Raw data:
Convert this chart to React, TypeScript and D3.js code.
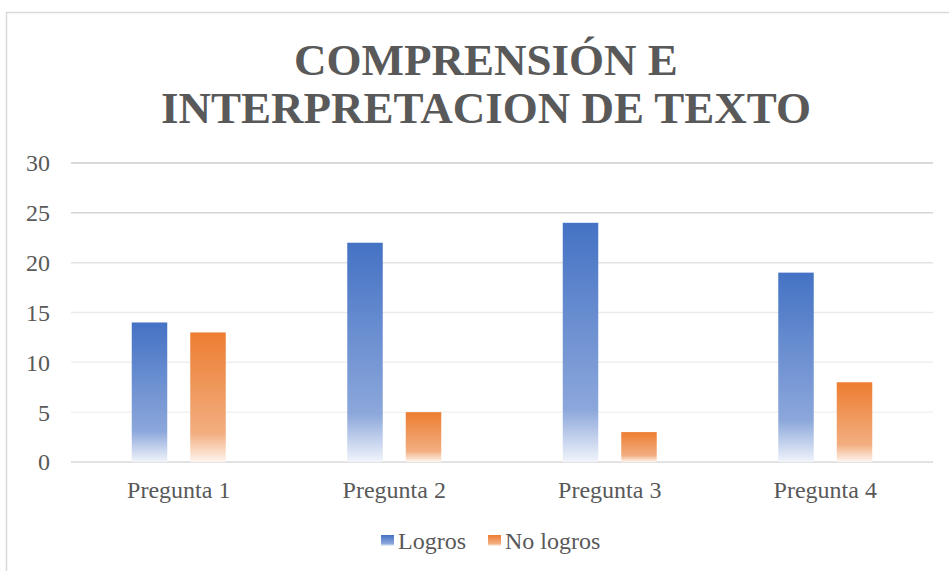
import { useMemo } from 'react'
import * as d3 from 'd3'

const WIDTH = 949
const HEIGHT = 571
const MARGIN = { top: 163, right: 16, bottom: 109, left: 71 }

const TITLE_LINES = ['COMPRENSIÓN E', 'INTERPRETACION DE TEXTO']
const CATEGORIES = ['Pregunta 1', 'Pregunta 2', 'Pregunta 3', 'Pregunta 4']
const SERIES = ['Logros', 'No logros']
const LOGROS = [14, 22, 24, 19]
const NO_LOGROS = [13, 5, 3, 8]
const Y_TICKS = [0, 5, 10, 15, 20, 25, 30]

// gradient stops per series: top colour, mid tint, near-white bottom
const SERIES_COLORS: Record<string, string[]> = {
  'Logros': ['#4472C4', '#8CA7DB', '#F1F4FB'],
  'No logros': ['#ED7D31', '#F2AE80', '#FEF5EF']
}

// grid lines fade out toward the bottom in the original
const GRID_COLORS = ['#d9d9d9', '#f2f2f2', '#efefef', '#eaeaea', '#e2e2e2', '#d6d6d6', '#cdcdcd']

const FONT_STYLE = { fontFamily: "'Liberation Serif', 'Times New Roman', Times, serif" }
const TEXT_COLOR = '#595959'
const LABEL_SIZE = 24

export default function App() {
  const innerWidth = WIDTH - MARGIN.left - MARGIN.right
  const innerHeight = HEIGHT - MARGIN.top - MARGIN.bottom

  const rows = useMemo(
    () => CATEGORIES.map((c, i) => ({ category: c, values: [LOGROS[i], NO_LOGROS[i]] })),
    []
  )

  const xScale = d3.scaleBand().domain(CATEGORIES).range([0, innerWidth]).paddingInner(0).paddingOuter(0)
  const yScale = d3.scaleLinear().domain([0, 30]).range([innerHeight, 0])

  const barWidth = 35.5
  const barGap = 23
  const groupWidth = barWidth * 2 + barGap
  const groupOffset = (xScale.bandwidth() - groupWidth) / 2

  return (
    <svg
      width={WIDTH}
      height={HEIGHT}
      style={{ position: 'absolute', left: 0, top: 0, background: '#fff' }}
    >
      <defs>
        {SERIES.map((s, i) => (
          <linearGradient key={s} id={`grad-${i}`} x1="0" y1="0" x2="0" y2="1">
            <stop offset="0%" stopColor={SERIES_COLORS[s][0]} />
            <stop offset="78%" stopColor={SERIES_COLORS[s][1]} />
            <stop offset="100%" stopColor={SERIES_COLORS[s][2]} />
          </linearGradient>
        ))}
      </defs>

      {/* Chart border */}
      <rect x={6.5} y={12.5} width={980} height={620} fill="none" stroke="#d9d9d9" strokeWidth={1.5} />

      {/* Title */}
      {TITLE_LINES.map((line, i) => (
        <text
          key={line}
          x={486}
          y={75 + i * 48}
          textAnchor="middle"
          fontSize={45}
          fontWeight="bold"
          fill={TEXT_COLOR}
          style={FONT_STYLE}
        >
          {line}
        </text>
      ))}

      <g transform={`translate(${MARGIN.left}, ${MARGIN.top})`}>
        {/* Grid lines */}
        {Y_TICKS.map((tick, i) => (
          <line
            key={tick}
            x1={0}
            x2={innerWidth}
            y1={yScale(tick)}
            y2={yScale(tick)}
            stroke={GRID_COLORS[i]}
            strokeWidth={1.5}
          />
        ))}

        {/* Y axis labels */}
        {Y_TICKS.map(tick => (
          <text
            key={tick}
            x={-21}
            y={yScale(tick)}
            dy="0.35em"
            textAnchor="end"
            fontSize={LABEL_SIZE}
            fill={TEXT_COLOR}
            style={FONT_STYLE}
          >
            {tick}
          </text>
        ))}

        {/* Bars */}
        {rows.map(row => (
          <g key={row.category} transform={`translate(${(xScale(row.category) ?? 0) + groupOffset}, 0)`}>
            {row.values.map((v, j) => (
              <rect
                key={SERIES[j]}
                x={j * (barWidth + barGap)}
                y={yScale(v)}
                width={barWidth}
                height={innerHeight - yScale(v)}
                fill={`url(#grad-${j})`}
              />
            ))}
          </g>
        ))}

        {/* X axis labels */}
        {CATEGORIES.map(c => (
          <text
            key={c}
            x={(xScale(c) ?? 0) + xScale.bandwidth() / 2}
            y={innerHeight + 36}
            textAnchor="middle"
            fontSize={LABEL_SIZE}
            fill={TEXT_COLOR}
            style={FONT_STYLE}
          >
            {c}
          </text>
        ))}
      </g>

      {/* Legend */}
      <g transform="translate(381, 535)">
        {SERIES.map((s, i) => {
          const offset = i === 0 ? 0 : 107
          return (
            <g key={s} transform={`translate(${offset}, 0)`}>
              <rect x={0} y={0} width={13} height={11} fill={`url(#grad-${i})`} />
              <text x={17} y={14} fontSize={LABEL_SIZE} fill={TEXT_COLOR} style={FONT_STYLE}>
                {s}
              </text>
            </g>
          )
        })}
      </g>
    </svg>
  )
}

Objective: From the listing, extract all text exactly as given and drop any picture.

Solution for this problem:
Convert this chart to React, TypeScript and D3.js code.
import { useMemo } from 'react'
import * as d3 from 'd3'

const WIDTH = 949
const HEIGHT = 571
const MARGIN = { top: 163, right: 16, bottom: 109, left: 71 }

const TITLE_LINES = ['COMPRENSIÓN E', 'INTERPRETACION DE TEXTO']
const CATEGORIES = ['Pregunta 1', 'Pregunta 2', 'Pregunta 3', 'Pregunta 4']
const SERIES = ['Logros', 'No logros']
const LOGROS = [14, 22, 24, 19]
const NO_LOGROS = [13, 5, 3, 8]
const Y_TICKS = [0, 5, 10, 15, 20, 25, 30]

// gradient stops per series: top colour, mid tint, near-white bottom
const SERIES_COLORS: Record<string, string[]> = {
  'Logros': ['#4472C4', '#8CA7DB', '#F1F4FB'],
  'No logros': ['#ED7D31', '#F2AE80', '#FEF5EF']
}

// grid lines fade out toward the bottom in the original
const GRID_COLORS = ['#d9d9d9', '#f2f2f2', '#efefef', '#eaeaea', '#e2e2e2', '#d6d6d6', '#cdcdcd']

const FONT_STYLE = { fontFamily: "'Liberation Serif', 'Times New Roman', Times, serif" }
const TEXT_COLOR = '#595959'
const LABEL_SIZE = 24

export default function App() {
  const innerWidth = WIDTH - MARGIN.left - MARGIN.right
  const innerHeight = HEIGHT - MARGIN.top - MARGIN.bottom

  const rows = useMemo(
    () => CATEGORIES.map((c, i) => ({ category: c, values: [LOGROS[i], NO_LOGROS[i]] })),
    []
  )

  const xScale = d3.scaleBand().domain(CATEGORIES).range([0, innerWidth]).paddingInner(0).paddingOuter(0)
  const yScale = d3.scaleLinear().domain([0, 30]).range([innerHeight, 0])

  const barWidth = 35.5
  const barGap = 23
  const groupWidth = barWidth * 2 + barGap
  const groupOffset = (xScale.bandwidth() - groupWidth) / 2

  return (
    <svg
      width={WIDTH}
      height={HEIGHT}
      style={{ position: 'absolute', left: 0, top: 0, background: '#fff' }}
    >
      <defs>
        {SERIES.map((s, i) => (
          <linearGradient key={s} id={`grad-${i}`} x1="0" y1="0" x2="0" y2="1">
            <stop offset="0%" stopColor={SERIES_COLORS[s][0]} />
            <stop offset="78%" stopColor={SERIES_COLORS[s][1]} />
            <stop offset="100%" stopColor={SERIES_COLORS[s][2]} />
          </linearGradient>
        ))}
      </defs>

      {/* Chart border */}
      <rect x={6.5} y={12.5} width={980} height={620} fill="none" stroke="#d9d9d9" strokeWidth={1.5} />

      {/* Title */}
      {TITLE_LINES.map((line, i) => (
        <text
          key={line}
          x={486}
          y={75 + i * 48}
          textAnchor="middle"
          fontSize={45}
          fontWeight="bold"
          fill={TEXT_COLOR}
          style={FONT_STYLE}
        >
          {line}
        </text>
      ))}

      <g transform={`translate(${MARGIN.left}, ${MARGIN.top})`}>
        {/* Grid lines */}
        {Y_TICKS.map((tick, i) => (
          <line
            key={tick}
            x1={0}
            x2={innerWidth}
            y1={yScale(tick)}
            y2={yScale(tick)}
            stroke={GRID_COLORS[i]}
            strokeWidth={1.5}
          />
        ))}

        {/* Y axis labels */}
        {Y_TICKS.map(tick => (
          <text
            key={tick}
            x={-21}
            y={yScale(tick)}
            dy="0.35em"
            textAnchor="end"
            fontSize={LABEL_SIZE}
            fill={TEXT_COLOR}
            style={FONT_STYLE}
          >
            {tick}
          </text>
        ))}

        {/* Bars */}
        {rows.map(row => (
          <g key={row.category} transform={`translate(${(xScale(row.category) ?? 0) + groupOffset}, 0)`}>
            {row.values.map((v, j) => (
              <rect
                key={SERIES[j]}
                x={j * (barWidth + barGap)}
                y={yScale(v)}
                width={barWidth}
                height={innerHeight - yScale(v)}
                fill={`url(#grad-${j})`}
              />
            ))}
          </g>
        ))}

        {/* X axis labels */}
        {CATEGORIES.map(c => (
          <text
            key={c}
            x={(xScale(c) ?? 0) + xScale.bandwidth() / 2}
            y={innerHeight + 36}
            textAnchor="middle"
            fontSize={LABEL_SIZE}
            fill={TEXT_COLOR}
            style={FONT_STYLE}
          >
            {c}
          </text>
        ))}
      </g>

      {/* Legend */}
      <g transform="translate(381, 535)">
        {SERIES.map((s, i) => {
          const offset = i === 0 ? 0 : 107
          return (
            <g key={s} transform={`translate(${offset}, 0)`}>
              <rect x={0} y={0} width={13} height={11} fill={`url(#grad-${i})`} />
              <text x={17} y={14} fontSize={LABEL_SIZE} fill={TEXT_COLOR} style={FONT_STYLE}>
                {s}
              </text>
            </g>
          )
        })}
      </g>
    </svg>
  )
}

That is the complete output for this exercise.